With the back of her wrist, she wiped the rancid spittle from her chin. “You said that already.”

“I’m sorry?”

“I said, you said that already.” Her voice didn’t even sound like her own. “About attendants not growing on trees.”

“Did I?” He gave a little laugh. “So I did. Funny when you think about it. Something along those lines would sure come in handy, given the exigencies of the food chain and all. I’m sure your pal Lawrence would agree. I tell you, that man can eat.” He paused a moment, enjoying this thought, before his eyes hardened on her again. “Now clean yourself up. No offense, Lila, but you’ve got vomit in your hair.”

40

“Sara? Can you hear me?”

A voice was floating toward her. A voice and also a face, one she knew but couldn’t place.
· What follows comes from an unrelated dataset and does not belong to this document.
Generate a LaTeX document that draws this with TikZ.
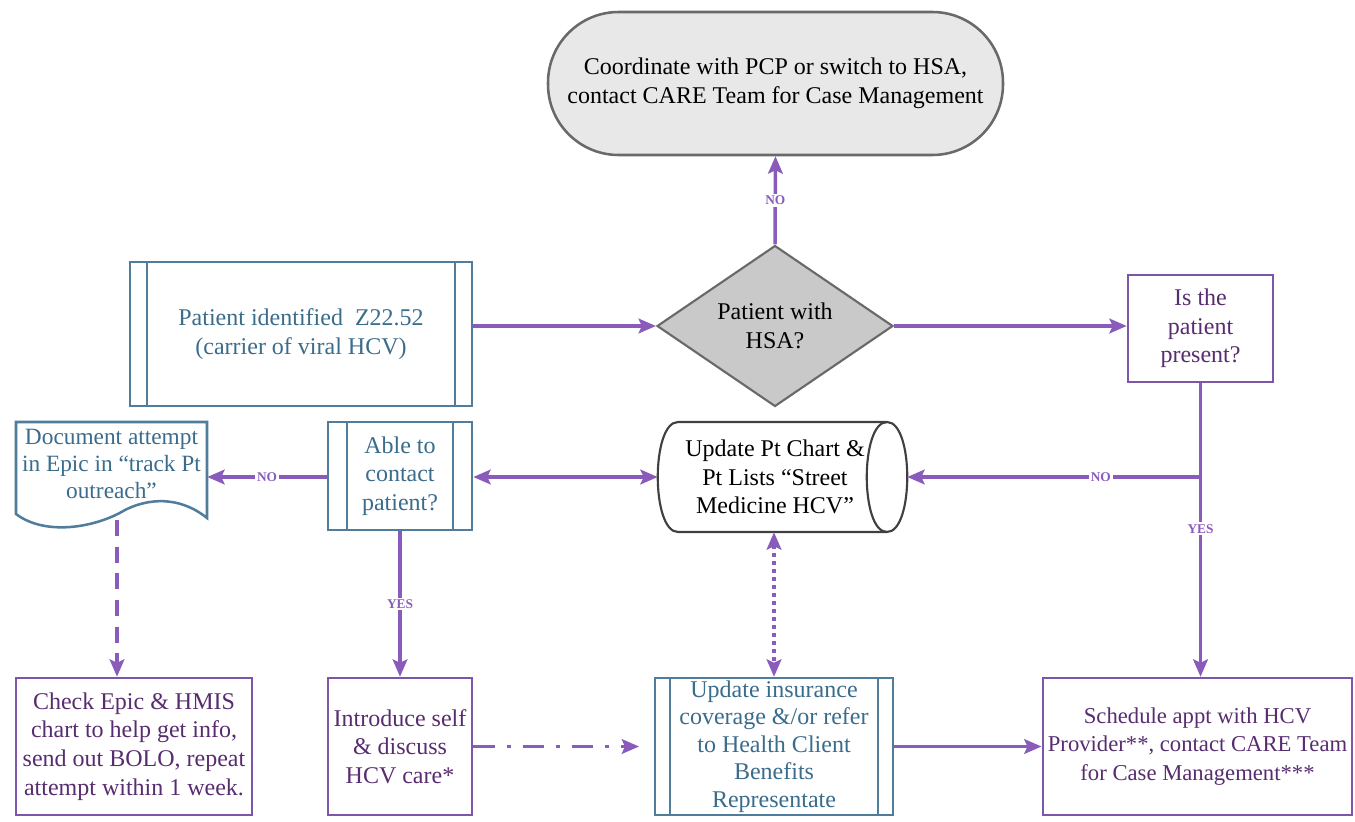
\documentclass[tikz,border=0pt]{standalone}
\usepackage{fontspec}
\setmainfont{Liberation Serif}
\usetikzlibrary{shapes.geometric,arrows.meta,calc}
\definecolor{arr}{RGB}{137,92,188}
\definecolor{pborder}{RGB}{125,85,170}
\definecolor{ptext}{RGB}{88,45,112}
\definecolor{bborder}{RGB}{80,125,155}
\definecolor{btext}{RGB}{58,108,140}
\definecolor{gborder}{RGB}{105,105,105}
\tikzset{
 base/.style={align=center, font=\fontsize{18}{21.5}\selectfont, inner sep=1pt},
 pbox/.style={base, draw=pborder, line width=1.9pt, fill=white, text=ptext},
 bbox/.style={base, draw=bborder, line width=1.9pt, fill=white, text=btext},
 predef/.style={path picture={\draw[bborder, line width=1.5pt]
   ([xshift=#1]path picture bounding box.north west) -- ([xshift=#1]path picture bounding box.south west)
   ([xshift=-#1]path picture bounding box.north east) -- ([xshift=-#1]path picture bounding box.south east);}},
 tip/.tip={Stealth[length=13pt,width=11pt,inset=2.5pt]},
 conn/.style={draw=arr, line width=2.6pt, -tip},
 dconn/.style={draw=arr, line width=2.6pt, tip-tip},
 lab/.style={fill=white, text=arr, font=\fontsize{10}{10}\selectfont\bfseries, inner sep=1.5pt}
}
\begin{document}
\begin{tikzpicture}[x=0.75pt,y=-0.75pt]
\useasboundingbox (0,0) rectangle (1355,821);
% nodes
\node[base, draw=gborder, line width=1.9pt, fill=gray!18, text=black, rounded corners=53pt,
      minimum width=341.25pt, minimum height=107.25pt] (term) at (775.5,83.5)
      {Coordinate with PCP or switch to HSA,\\contact CARE Team for Case Management};
\node[base, diamond, draw=gborder, line width=1.6pt, fill=gray!42, text=black,
      minimum width=177pt, minimum height=92.25pt, inner sep=0pt] (diam) at (775,326)
      {Patient with\\HSA?};
\node[bbox, predef=12.75pt, minimum width=256.5pt, minimum height=108pt] (pid) at (301,334)
      {Patient identified\ \ Z22.52\\(carrier of viral HCV)};
\node[pbox, minimum width=108.75pt, minimum height=80.25pt] (present) at (1200.5,328.5)
      {Is the\\patient\\present?};
% cylinder shape
\node[base, minimum width=186.75pt, minimum height=82.5pt] (cyl) at (782.5,477) {};
\draw[black!75, line width=1.6pt, fill=white] (678,422) -- (887,422) .. controls (914,422) and (914,532) .. (887,532)
   -- (678,532) .. controls (651,532) and (651,422) .. (678,422) -- cycle;
\draw[black!75, line width=1.6pt] (887,532) .. controls (860,532) and (860,422) .. (887,422);
\node[base, text=black] (cyltext) at (775,477) {Update Pt Chart \&\\Pt Lists “Street\\Medicine HCV”};
\node[bbox, predef=14pt, minimum width=108pt, minimum height=81pt] (able) at (400,476)
      {Able to\\contact\\patient?};
% document shape
\node[base, minimum width=143.25pt, minimum height=72pt] (doc) at (111.5,470) {};
\draw[bborder, line width=1.9pt, fill=white] (16,422) -- (207,422) -- (207,518)
   .. controls (185,500) and (155,495) .. (125,510)
   .. controls (95,528) and (45,536) .. (16,514) -- cycle;
\node[base, text=btext, font=\fontsize{17.5}{20.5}\selectfont] (doctext) at (111.5,464) {Document attempt\\in Epic in “track Pt\\outreach”};
\node[pbox, minimum width=177pt, minimum height=102.75pt] (check) at (134,746.5)
      {Check Epic \& HMIS\\chart to help get info,\\send out BOLO, repeat\\attempt within 1 week.};
\node[pbox, minimum width=108pt, minimum height=102.75pt] (intro) at (400,746.5)
      {Introduce self\\\& discuss\\HCV care*};
\node[bbox, predef=11pt, minimum width=178.5pt, minimum height=102.75pt, font=\fontsize{18}{20.6}\selectfont] (ins) at (774,746.5)
      {Update insurance\\coverage \&/or refer\\to Health Client\\Benefits\\Representate};
\node[pbox, minimum width=232pt, minimum height=102.75pt, font=\fontsize{17}{21.5}\selectfont] (sched) at (1197.5,746.5)
      {Schedule appt with HCV\\Provider**, contact CARE Team\\for Case Management***};
% connectors
\coordinate (j) at (present.south |- cyl.east);
\coordinate (dtop) at (117,520);
\draw[conn] (diam.north) -- node[lab]{NO} (term.south);
\draw[conn] (pid.east |- diam.west) -- (diam.west);
\draw[conn] (diam.east) -- (present.west |- diam.east);
\draw[draw=arr, line width=2.6pt] (present.south) -- (j);
\draw[conn] (j) -- node[lab, pos=0.34]{NO} (cyl.east);
\draw[conn] (j) -- node[lab, pos=0.26]{YES} (sched.north -| j);
\draw[dconn] (able.east |- cyl.west) -- (cyl.west);
\draw[conn] (able.west |- cyl.west) -- node[lab]{NO} (doc.east |- cyl.west);
\draw[conn, dash pattern=on 12pt off 8pt] (dtop) -- (dtop |- check.north);
\draw[conn] (able.south) -- node[lab]{YES} (intro.north);
\draw[conn, dash pattern=on 16pt off 9pt on 3pt off 9pt, shorten >=11pt] (intro.east) -- (ins.west);
\draw[dconn, dash pattern=on 3pt off 3pt] (ins.north |- cyl.south) -- (ins.north);
\draw[conn] (ins.east) -- (sched.west);
\end{tikzpicture}
\end{document}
A face in a dream, which was what she was certain she was having: an unsettling dream in which she was running and all around her were bodies and parts of bodies, and everything on fire.

“She’s still completely out of it,” the voice said. It seemed to reach her across an impossible distance. A continent. An ocean. It seemed to come from the stars. “How much did you use?”

“Three drops. Well, maybe four.”

Four? Were you trying to kill her?”

“It was rushed, okay? You told me you wanted her out. So, she’s out.”

A heavy sigh. “Get me a bucket.”

A bucket, thought Sara, what did the voices want with a bucket? What did a bucket have to do with anything? But no sooner had she thought this than a force of cold wetness crashed into her face, blasting her into consciousness. She was choking, drowning, waving her arms in panic, her nose and throat filling with the icy water.

“Easy now, Sara.”

She sat upright, too fast; her brain sloshed in its casing, swirling her vision.

“Ooo,” she moaned. “Ooo.”

“The headache’s bad, but it won’t last. Just breathe.”

She blinked the water from her eyes. Eustace?

It was. His top front teeth were gone, shorn at the root; his right eye was clouded with blindness. With a gnarled hand, he was holding out a metal cup.

“It’s good to see you again, Sara. You’ve already met Nina, here. Say hello, Nina.”

Standing behind him was the woman from the pipe. A rifle was slung across her chest, her arms folded casually over it. “Hello, Sara.”

“Don’t worry,” Eustace said. “I know you have a lot of questions, and we’ll get to them. Just drink.”

Sara took the cup and gulped the water down. It was astonishingly cold and tasted vaguely metallic, as if she were licking a bar of iron.